__What the task requires__
Repeat the data below exactly, dropping any pictures it holds.

─── Supplied material ───

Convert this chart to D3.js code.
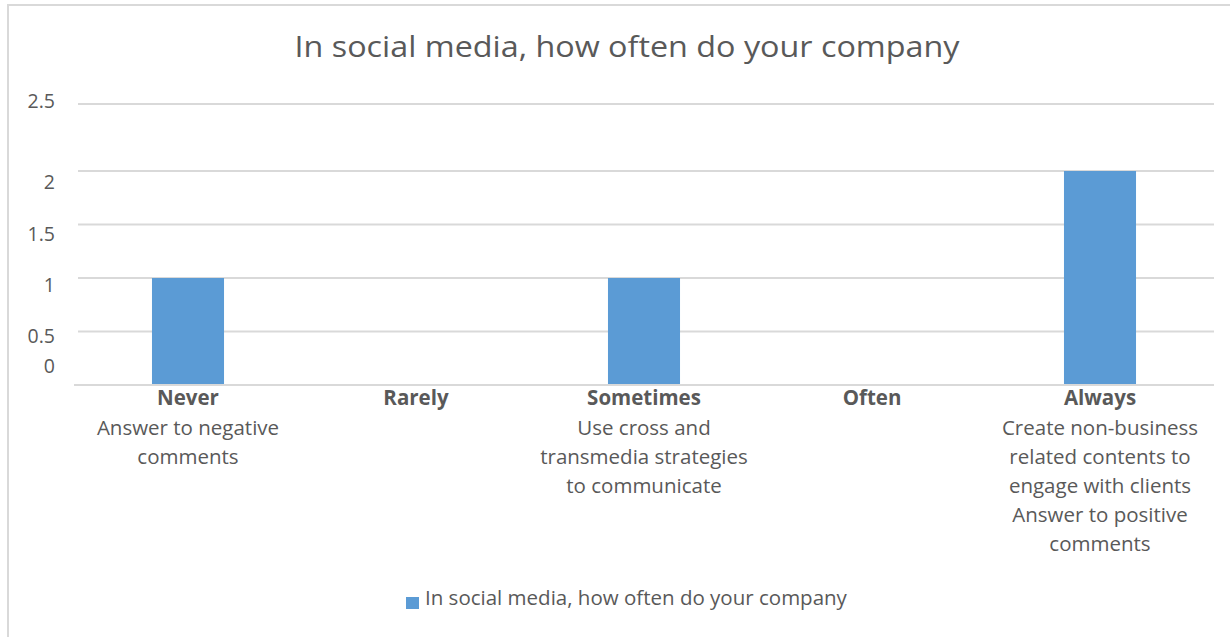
<!DOCTYPE html>
<html>
<head>
<meta charset="utf-8">
<script src="https://cdn.jsdelivr.net/npm/d3@7"></script>
<style>
  html, body { margin: 0; padding: 0; background: #fff; }
  svg { display: block; }
  text { font-family: "Open Sans", Lato, sans-serif; fill: #595959; }
</style>
</head>
<body>
<svg id="chart" width="1230" height="637"></svg>
<script>
// Survey answers: how often the company does each social-media action
const title = "In social media, how often do your company";
const seriesName = "In social media, how often do your company";
const categories = ["Never", "Rarely", "Sometimes", "Often", "Always"];
const values = [1, 0, 1, 0, 2];
const actions = [
  ["Answer to negative", "comments"],
  [],
  ["Use cross and", "transmedia strategies", "to communicate"],
  [],
  ["Create non-business", "related contents to", "engage with clients", "Answer to positive", "comments"]
];
const yTicks = [0, 0.5, 1, 1.5, 2, 2.5];
const yTickLabels = ["0", "0.5", "1", "1.5", "2", "2.5"];

const svg = d3.select("#chart");
const color = "#5b9bd5";
const gridColor = "#d9d9d9";

// chart frame (top and left edges)
svg.append("path")
  .attr("d", "M8,1240 L8,5 L1240,5")
  .attr("fill", "none")
  .attr("stroke", gridColor)
  .attr("stroke-width", 2);

// title
svg.append("text")
  .attr("x", 627).attr("y", 57)
  .attr("text-anchor", "middle")
  .attr("font-size", 29)
  .attr("textLength", 665)
  .attr("lengthAdjust", "spacingAndGlyphs")
  .text(title);

// scales
const x = d3.scaleBand().domain(categories).range([74, 1214]).padding(0);
const y = d3.scaleLinear().domain([0, 2, 2.5]).range([385, 171, 104]);
// baseline positions of the value labels beside the gridlines
const yLabel = d3.scaleLinear().domain(yTicks).range([373, 343, 292, 241, 189, 108]);

// gridlines
svg.append("g").selectAll("line")
  .data(yTicks.filter(t => t > 0))
  .join("line")
  .attr("x1", 78).attr("x2", 1214)
  .attr("y1", d => y(d)).attr("y2", d => y(d))
  .attr("stroke", gridColor).attr("stroke-width", 2);

// value labels
svg.append("g").selectAll("text")
  .data(yTicks)
  .join("text")
  .attr("x", 55)
  .attr("y", d => yLabel(d))
  .attr("text-anchor", "end")
  .attr("font-size", 19.5)
  .text((d, i) => yTickLabels[i]);

// bars
const barW = x.bandwidth() * 0.316;
svg.append("g").selectAll("rect")
  .data(categories.map((c, i) => ({ c, v: values[i] })).filter(d => d.v > 0))
  .join("rect")
  .attr("x", d => x(d.c) + x.bandwidth() / 2 - barW / 2)
  .attr("width", barW)
  .attr("y", d => y(d.v))
  .attr("height", d => y(0) - y(d.v))
  .attr("fill", color);

// category axis line
svg.append("line")
  .attr("x1", 74).attr("x2", 1214)
  .attr("y1", y(0)).attr("y2", y(0))
  .attr("stroke", gridColor).attr("stroke-width", 2);

// category labels with the actions listed under each
const cat = svg.append("g").selectAll("text")
  .data(categories)
  .join("text")
  .attr("text-anchor", "middle")
  .attr("font-size", 20.5);
cat.each(function (c, i) {
  const t = d3.select(this);
  const cx = x(c) + x.bandwidth() / 2;
  t.append("tspan").attr("x", cx).attr("y", 405)
    .attr("font-weight", "bold").text(c);
  actions[i].forEach((line, j) => {
    t.append("tspan").attr("x", cx).attr("y", 435 + j * 29).text(line);
  });
});

// legend
const legend = svg.append("g");
legend.append("rect")
  .attr("x", 406).attr("y", 597).attr("width", 13).attr("height", 12)
  .attr("fill", color);
legend.append("text")
  .attr("x", 425).attr("y", 605)
  .attr("font-size", 20.5)
  .text(seriesName);
</script>
</body>
</html>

───

__Written reply__
Convert this chart to D3.js code.
<!DOCTYPE html>
<html>
<head>
<meta charset="utf-8">
<script src="https://cdn.jsdelivr.net/npm/d3@7"></script>
<style>
  html, body { margin: 0; padding: 0; background: #fff; }
  svg { display: block; }
  text { font-family: "Open Sans", Lato, sans-serif; fill: #595959; }
</style>
</head>
<body>
<svg id="chart" width="1230" height="637"></svg>
<script>
// Survey answers: how often the company does each social-media action
const title = "In social media, how often do your company";
const seriesName = "In social media, how often do your company";
const categories = ["Never", "Rarely", "Sometimes", "Often", "Always"];
const values = [1, 0, 1, 0, 2];
const actions = [
  ["Answer to negative", "comments"],
  [],
  ["Use cross and", "transmedia strategies", "to communicate"],
  [],
  ["Create non-business", "related contents to", "engage with clients", "Answer to positive", "comments"]
];
const yTicks = [0, 0.5, 1, 1.5, 2, 2.5];
const yTickLabels = ["0", "0.5", "1", "1.5", "2", "2.5"];

const svg = d3.select("#chart");
const color = "#5b9bd5";
const gridColor = "#d9d9d9";

// chart frame (top and left edges)
svg.append("path")
  .attr("d", "M8,1240 L8,5 L1240,5")
  .attr("fill", "none")
  .attr("stroke", gridColor)
  .attr("stroke-width", 2);

// title
svg.append("text")
  .attr("x", 627).attr("y", 57)
  .attr("text-anchor", "middle")
  .attr("font-size", 29)
  .attr("textLength", 665)
  .attr("lengthAdjust", "spacingAndGlyphs")
  .text(title);

// scales
const x = d3.scaleBand().domain(categories).range([74, 1214]).padding(0);
const y = d3.scaleLinear().domain([0, 2, 2.5]).range([385, 171, 104]);
// baseline positions of the value labels beside the gridlines
const yLabel = d3.scaleLinear().domain(yTicks).range([373, 343, 292, 241, 189, 108]);

// gridlines
svg.append("g").selectAll("line")
  .data(yTicks.filter(t => t > 0))
  .join("line")
  .attr("x1", 78).attr("x2", 1214)
  .attr("y1", d => y(d)).attr("y2", d => y(d))
  .attr("stroke", gridColor).attr("stroke-width", 2);

// value labels
svg.append("g").selectAll("text")
  .data(yTicks)
  .join("text")
  .attr("x", 55)
  .attr("y", d => yLabel(d))
  .attr("text-anchor", "end")
  .attr("font-size", 19.5)
  .text((d, i) => yTickLabels[i]);

// bars
const barW = x.bandwidth() * 0.316;
svg.append("g").selectAll("rect")
  .data(categories.map((c, i) => ({ c, v: values[i] })).filter(d => d.v > 0))
  .join("rect")
  .attr("x", d => x(d.c) + x.bandwidth() / 2 - barW / 2)
  .attr("width", barW)
  .attr("y", d => y(d.v))
  .attr("height", d => y(0) - y(d.v))
  .attr("fill", color);

// category axis line
svg.append("line")
  .attr("x1", 74).attr("x2", 1214)
  .attr("y1", y(0)).attr("y2", y(0))
  .attr("stroke", gridColor).attr("stroke-width", 2);

// category labels with the actions listed under each
const cat = svg.append("g").selectAll("text")
  .data(categories)
  .join("text")
  .attr("text-anchor", "middle")
  .attr("font-size", 20.5);
cat.each(function (c, i) {
  const t = d3.select(this);
  const cx = x(c) + x.bandwidth() / 2;
  t.append("tspan").attr("x", cx).attr("y", 405)
    .attr("font-weight", "bold").text(c);
  actions[i].forEach((line, j) => {
    t.append("tspan").attr("x", cx).attr("y", 435 + j * 29).text(line);
  });
});

// legend
const legend = svg.append("g");
legend.append("rect")
  .attr("x", 406).attr("y", 597).attr("width", 13).attr("height", 12)
  .attr("fill", color);
legend.append("text")
  .attr("x", 425).attr("y", 605)
  .attr("font-size", 20.5)
  .text(seriesName);
</script>
</body>
</html>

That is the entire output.